Wednesday, August 31, 2005

Bails and Boxes

The sky was spitting this morning, a steady, static spitting, interrupted only by the occasional spew. Perfect walking weather, if you're walking a gangplank. Or if you're going to a place you don't belong. Perfect weather anyway, especially after forty-four months of no weather at all.

So to the job. I figured I'd enjoy the wet while it lasted. Skip Frank's and stroll the scenic route. Save the Times a wetting. I could get the paper once I topped a few hills, at the inaccurately, unoriginally, obscenely named Price Chopper. I needed some things anyway.

Over no river and through no woods, past houses well past their glory, down streets well past their prime. A hospital here, a diagnostic center there. Something ugly being built. Something beautiful being torn down. A man in a Today's Man suit. A woman walking her beagle. An unstraight line of footwear before the door to the Cambodian-owned market. Walking in Scranton, with a skip in my step and a song by my side.

That the song was All the Things I've Done by The Killers should make perfect sense. Not just for all I've done, but for all I haven't done. All I've killed. In me. In the world. I am so much older than I can take. Indeed.

It's a great song for strolling 'cause it promises everything and nothing all at once. Just how it should be. We gotta make do with our own promise. It's got a great video too -- a kinda kooky Good, Bad and then some as would be done by Russ Meyers. The song, and the scenery, substituted nicely for what wasn't in my heart, what wasn't in my path.

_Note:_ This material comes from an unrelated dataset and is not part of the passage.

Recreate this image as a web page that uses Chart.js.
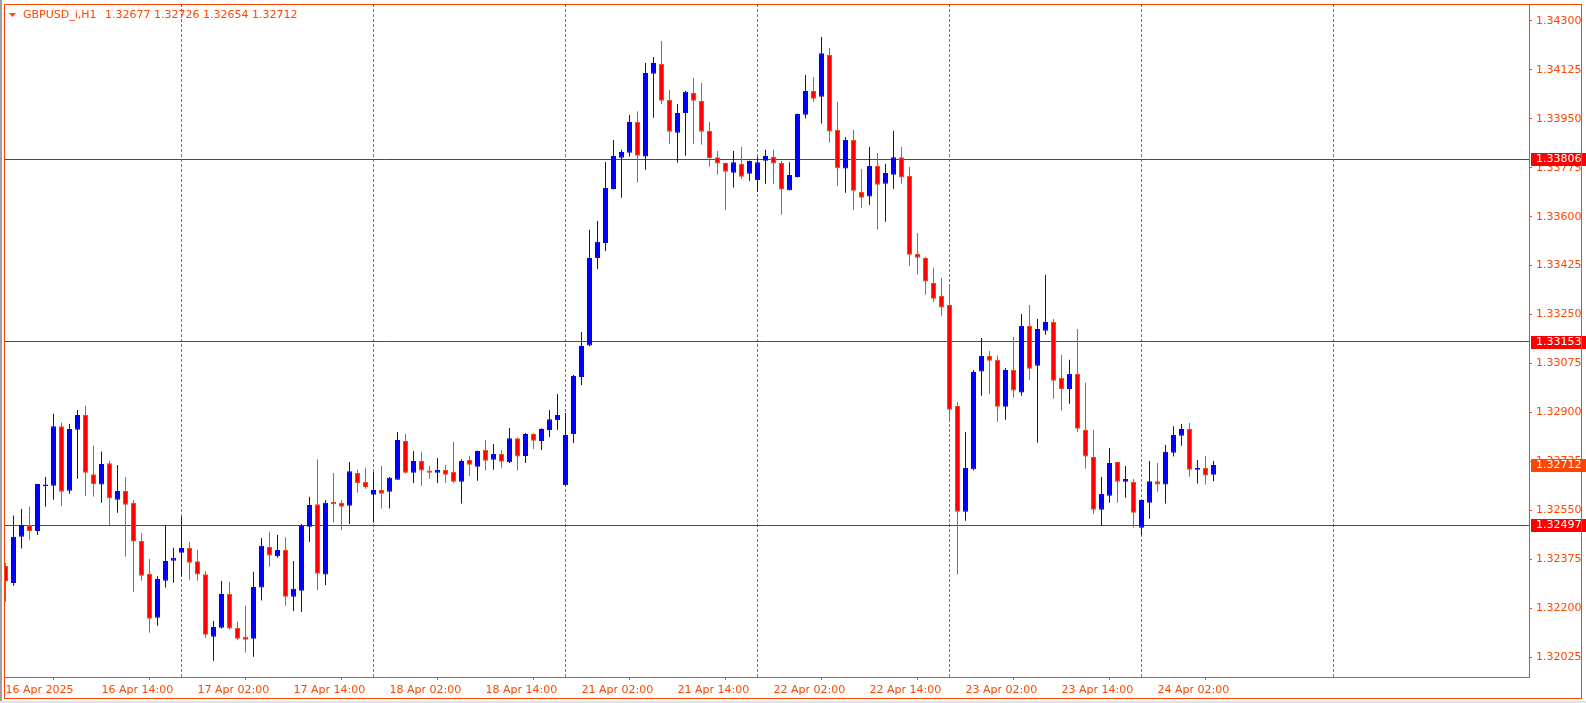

Before I knew it I had crested the last crest before the plateau parking lot. Two miles is really not very far; two miles is forever. Like I said, I needed some things. And I usually know exactly what I need. It may not always be right. It may not always be proper. It may not always be good. But it's known. I suppose. And I suppose I needed cereal, that new three berry deal, some salad, like the bagged organics, and some cheese, preferrably semi-fresh mozzerella. On impulse I bought a bag of mini Krispy Kreme cruellers to share with my, er, co-workers (none dare ever call 'em colleagues). Might be nice to be nice for a change.

Then I remembered the Times, the main reason for the visit in the first place. The Times though was not there. Was not anywhere. Seems they had sold their single copy just before I arrived.

Guess I'd just have to talk to my fellow UGLers; after all, I'd already bought 'em donuts.

Ha. Ha. Ha. The donuts they did not want and the talk we did not have. Oh, I offered. And I tried. But the sweets were a harmful superfluous to a well-balanced meal (or so I surmised), and the talk was of less consequence than the cold shoulders that carried its weight. Its weightlessness. One man explained in detail the wattage system of his home's lightbulbs, then copped to needing a nightlight. Go figure. Another exchange involved some mutterings regarding a bar, a brawl, and a "broad." I've heard enough of those to forget them all. Most talk though stayed right where it was seated, and right where it would stay: on the job.

Pails and bails and boxes and skids and mixes and of Glazol and Whatall and End-it-all-now. We were on Glazol (Better Than Putty!), and Glazol was on us. All over us. It is unclean. And boresome. Boxing Glazol is the industrial equivalent of bagging groceries except it takes ten times as long and half as much smarts. Nothing can break. Nothing can crumble. Nothing can get smashed. Therefore nothing need be considered. I boxed Glazol, all day yesterday and half the day today. Then I bailed one-gallon cans. Bails, in case you don't know (I didn't), are those thin metal handles that come affixed to things like paint cans. Someone puts them on, one by one, before the cans get shipped and sold. That someone was me. Try stretching a yawn to it breaks, then quintuple it. I was half fine with it all till the machine stopped expending and I had to expend it by hand. Now that was unpleasant. Ever milk a machine? A monstrous, massive machine that squirts out 200 degree milk? Don't.

And don't try to be what you're not. A gentleman e'd that to me this aft, and it's an excuse that I'll endeavor to live by. I am not them; I shouldn't try to be them. So there.